California's farming industry is girding for another potential black eye after a second outbreak this year of a potentially deadly E. coli strain linked to its crops.
Green onions served in Taco Bell restaurants are suspected as the source of dozens of illnesses in the Eastern U.S. and the fast-food chain has called for an industry review of the produce supply chain stretching to California.
The onions came from the seaside region around Oxnard in Southern California. The small city on the edge of the greater Los Angeles area is surrounded by acres and acres of strawberry
farms and fields growing onions, lettuce and other crops.
Farming is a major business in the area, as it is in much of California, the No. 1 U.S. agricultural producing and exporting state, where vegetables make up nearly a quarter of the $31.8 billion in 2005 farm revenue generated by the state.
"Everyone Is Concerned"
"Everyone is real concerned about this," said Dave Kranz, a spokesman for the California Farm Bureau, the state's largest agricultural trade group.
The latest E. coli outbreak followed a similar scare in supermarkets in September that was eventually tied to spinach grown in California's Salinas Valley.
The spinach scare a few months ago had sent growers scrambling to do better. They were already developing food safety guidelines when the latest illnesses hit the headlines last week.
Oxnard's Boskovich Farms supplied the onions to Ready Pac Foods, a food processor for Yum Brands unit Taco Bell. Responding to food poisoning cases in recent weeks traced to its restaurants, Taco Bell tested the onions, found three samples were "presumptive positive" for E. coli and is no longer serving green onions at its 5,800 U.S. restaurants.
A Boskovich spokeswoman confirmed the onions were grown in in the vicinity of Ventura County's largest city. "That is correct -- grown in Oxnard," Lindsay Martinez told Reuters.
While the findings are not conclusive -- Taco Bell is conducting more tests -- and Ready Pac's daily safety tests of produce it handles for Taco Bell did not show contamination, California farmers are concerned.
"If they had three positive samples, chances are it's the real thing," said Dean Cliver, a food safety expert at the University of California, Davis.
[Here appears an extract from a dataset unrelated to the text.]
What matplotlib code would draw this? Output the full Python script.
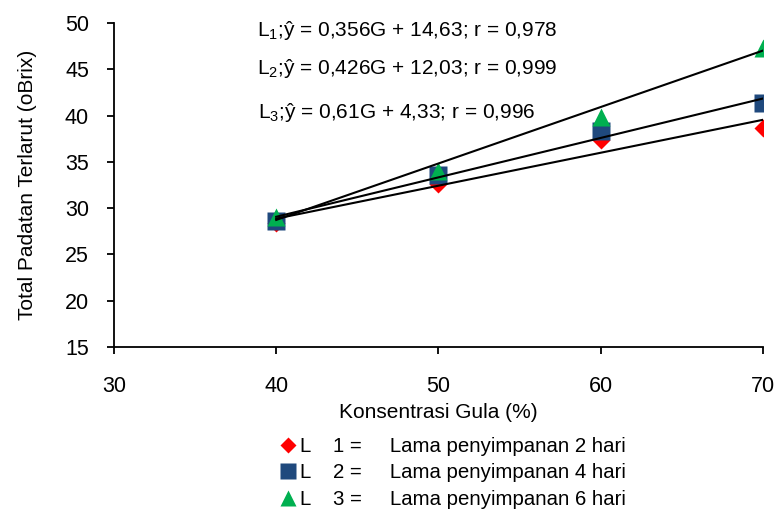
import numpy as np
import matplotlib
matplotlib.use("Agg")
import matplotlib.pyplot as plt
from matplotlib.lines import Line2D

plt.rcParams['font.family'] = ['Liberation Sans', 'DejaVu Sans']
plt.rcParams['mathtext.fontset'] = 'custom'
plt.rcParams['mathtext.rm'] = 'Liberation Sans'
plt.rcParams['mathtext.it'] = 'Liberation Sans:italic'

# data
gula = [40, 50, 60, 70]
L1 = [28.4, 32.6, 37.4, 38.7]
L2 = [28.6, 33.6, 38.3, 41.4]
L3 = [29.0, 34.0, 39.9, 47.3]

slopes = [0.356, 0.426, 0.61]
intercepts = [14.63, 12.03, 4.33]
equations = [r'L$_1$;ŷ = 0,356G + 14,63; r = 0,978',
             r'L$_2$;ŷ = 0,426G + 12,03; r = 0,999',
             r'L$_3$;ŷ = 0,61G + 4,33; r = 0,996']
legend_labels = ['L    1 =     Lama penyimpanan 2 hari',
                 'L    2 =     Lama penyimpanan 4 hari',
                 'L    3 =     Lama penyimpanan 6 hari']

colors = ['#FF0000', '#1F497D', '#00B050']
markers = ['D', 's', '^']
sizes = [9, 12.5, 13]

fig = plt.figure(figsize=(7.75, 5.13), dpi=100)
ax = fig.add_axes([0.147, 0.3236, 0.8375, 0.6314])

for ys, c, m, s in zip([L1, L2, L3], colors, markers, sizes):
    ax.plot(gula, ys, ls='none', marker=m, ms=s, color=c, mec='none', zorder=2)

xl = np.array([gula[0], gula[-1]])
for a, b in zip(slopes, intercepts):
    ax.plot(xl, a * xl + b, color='black', lw=1.5, zorder=3)

for txt, (px, py) in zip(equations, [(257, 31), (257, 68), (258, 112)]):
    fig.text(px / 775, 1 - py / 513, txt, fontsize=15, va='center', ha='left')

ax.set_xlim(30, 70)
ax.set_ylim(15, 50)
ax.set_xticks([30, 40, 50, 60, 70])
ax.set_yticks(range(15, 51, 5))
ax.spines['top'].set_visible(False)
ax.spines['right'].set_visible(False)
for sp in ['left', 'bottom']:
    ax.spines[sp].set_linewidth(1.3)
ax.tick_params(direction='out', length=5, width=1.3, labelsize=15.5)
ax.tick_params(axis='y', pad=13)
ax.tick_params(axis='x', pad=16)
ax.set_xlabel('Konsentrasi Gula (%)', fontsize=15, labelpad=4)
ax.set_ylabel('Total Padatan Terlarut (oBrix)', fontsize=15, labelpad=20)

handles = [Line2D([], [], ls='none', marker=m, ms=s * 0.9, color=c, mec='none')
           for c, m, s in zip(colors, markers, sizes)]
fig.legend(handles, legend_labels, loc='upper left', bbox_to_anchor=(282 / 775, 1 - 437 / 513),
           frameon=False, fontsize=14.7, handlelength=0.6, handletextpad=0.3,
           labelspacing=0.36, borderpad=0, borderaxespad=0)

fig.savefig('out.png', dpi=100)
"I find that very persuasive," Cliver said, noting the E. coli strain is found only in "exceptional circumstances."
Farms Are Inspected
The possibility that California produce may be the source of a second E. coli outbreak in four months has triggered a fresh round of inspections at farms, packaging plants and distribution centers in the state -- seeking to isolate how the strain may be entering the food supply-chain.
"Nobody is trying to duck and cover," said Tim Chelling, spokesman for the Western Growers Association.
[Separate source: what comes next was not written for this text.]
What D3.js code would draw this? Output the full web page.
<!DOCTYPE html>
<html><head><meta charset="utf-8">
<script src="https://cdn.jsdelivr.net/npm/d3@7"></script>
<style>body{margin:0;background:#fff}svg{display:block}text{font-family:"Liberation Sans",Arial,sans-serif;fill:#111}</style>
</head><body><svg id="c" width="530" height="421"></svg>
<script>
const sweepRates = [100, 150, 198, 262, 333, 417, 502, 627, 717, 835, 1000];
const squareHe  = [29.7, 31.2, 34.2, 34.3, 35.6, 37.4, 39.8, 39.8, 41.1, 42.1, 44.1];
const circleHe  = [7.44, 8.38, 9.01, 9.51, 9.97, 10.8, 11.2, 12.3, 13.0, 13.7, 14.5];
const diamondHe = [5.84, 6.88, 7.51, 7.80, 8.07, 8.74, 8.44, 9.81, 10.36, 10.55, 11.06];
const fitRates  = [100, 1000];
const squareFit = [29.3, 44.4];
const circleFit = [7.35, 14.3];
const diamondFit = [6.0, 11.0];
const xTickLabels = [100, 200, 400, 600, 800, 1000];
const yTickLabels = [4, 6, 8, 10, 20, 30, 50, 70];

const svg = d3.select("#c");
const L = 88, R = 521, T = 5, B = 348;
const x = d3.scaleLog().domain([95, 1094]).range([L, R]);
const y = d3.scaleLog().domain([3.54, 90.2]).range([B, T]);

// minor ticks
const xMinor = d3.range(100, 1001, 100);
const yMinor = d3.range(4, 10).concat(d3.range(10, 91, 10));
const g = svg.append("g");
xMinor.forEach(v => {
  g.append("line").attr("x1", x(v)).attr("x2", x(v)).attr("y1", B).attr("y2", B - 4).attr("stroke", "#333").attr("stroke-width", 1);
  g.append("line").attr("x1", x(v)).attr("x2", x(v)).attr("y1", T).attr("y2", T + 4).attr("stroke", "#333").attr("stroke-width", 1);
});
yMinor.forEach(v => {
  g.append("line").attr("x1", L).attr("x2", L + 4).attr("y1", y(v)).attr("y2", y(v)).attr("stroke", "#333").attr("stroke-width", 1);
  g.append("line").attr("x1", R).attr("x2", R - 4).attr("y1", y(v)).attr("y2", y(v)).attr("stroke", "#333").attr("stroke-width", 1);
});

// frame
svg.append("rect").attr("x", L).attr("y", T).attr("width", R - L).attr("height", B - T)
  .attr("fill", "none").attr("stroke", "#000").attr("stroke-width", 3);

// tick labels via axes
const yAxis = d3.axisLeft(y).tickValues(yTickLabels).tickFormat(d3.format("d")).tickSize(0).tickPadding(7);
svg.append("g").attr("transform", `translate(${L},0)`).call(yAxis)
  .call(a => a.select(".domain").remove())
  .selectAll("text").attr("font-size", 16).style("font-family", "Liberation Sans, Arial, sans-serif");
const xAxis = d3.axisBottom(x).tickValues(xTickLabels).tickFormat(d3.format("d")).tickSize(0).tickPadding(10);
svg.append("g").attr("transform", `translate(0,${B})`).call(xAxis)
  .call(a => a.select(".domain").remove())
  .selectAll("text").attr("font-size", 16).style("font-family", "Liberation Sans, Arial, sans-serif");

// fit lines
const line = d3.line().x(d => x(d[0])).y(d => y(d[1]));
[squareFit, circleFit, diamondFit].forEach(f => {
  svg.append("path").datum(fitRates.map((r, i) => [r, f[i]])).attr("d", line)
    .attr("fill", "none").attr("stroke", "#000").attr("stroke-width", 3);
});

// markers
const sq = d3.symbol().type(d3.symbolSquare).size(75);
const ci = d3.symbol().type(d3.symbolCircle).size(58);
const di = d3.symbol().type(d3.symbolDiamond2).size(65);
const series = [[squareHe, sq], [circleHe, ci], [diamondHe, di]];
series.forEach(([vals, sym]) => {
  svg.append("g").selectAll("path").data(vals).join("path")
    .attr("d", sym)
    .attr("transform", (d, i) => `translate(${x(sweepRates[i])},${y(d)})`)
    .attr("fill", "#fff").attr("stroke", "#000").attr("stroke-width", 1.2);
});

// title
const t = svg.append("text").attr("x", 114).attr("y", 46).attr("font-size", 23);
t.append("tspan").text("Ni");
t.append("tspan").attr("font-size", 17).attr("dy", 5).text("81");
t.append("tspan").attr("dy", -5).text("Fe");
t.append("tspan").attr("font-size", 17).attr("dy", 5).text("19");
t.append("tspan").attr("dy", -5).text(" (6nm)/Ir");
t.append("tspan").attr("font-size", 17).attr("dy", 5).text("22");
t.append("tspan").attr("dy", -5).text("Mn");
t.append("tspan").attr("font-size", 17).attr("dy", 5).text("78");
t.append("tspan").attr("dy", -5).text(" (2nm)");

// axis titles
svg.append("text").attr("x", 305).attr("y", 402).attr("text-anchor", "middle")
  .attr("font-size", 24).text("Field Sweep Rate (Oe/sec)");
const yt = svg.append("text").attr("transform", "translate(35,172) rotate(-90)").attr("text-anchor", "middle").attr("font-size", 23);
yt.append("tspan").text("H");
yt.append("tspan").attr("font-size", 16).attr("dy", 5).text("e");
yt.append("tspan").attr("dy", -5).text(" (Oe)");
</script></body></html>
E. coli is a pathogen present in livestock that has emerged as the leading cause of hemorrhagic colitis in humans. Its symptoms of bloody diarrhea and abdominal cramps may progress into hemolytic uremic syndrome, a form of kidney failure that can lead to serious kidney damage, or death.
The state's spinach growers have seen demand contract sharply since September after about 200 people became sick and three died after eating spinach tainted by the strain. Investigators believe wild pigs may have transmitted the strain from a cattle pasture to fields where the spinach was grown.
California health officials discount a connection between the two outbreaks and, citing the U.S. Food and Drug Administration, say it is too early to assign blame for the Taco Bell outbreak to green onions grown in their state.
"FDA is obtaining samples of all non-meat items served in the restaurants that could carry the pathogen," the agency said in a statement. Taco Bell's tests indicated the "possible
presence" of E. coli but are not conclusive, it added.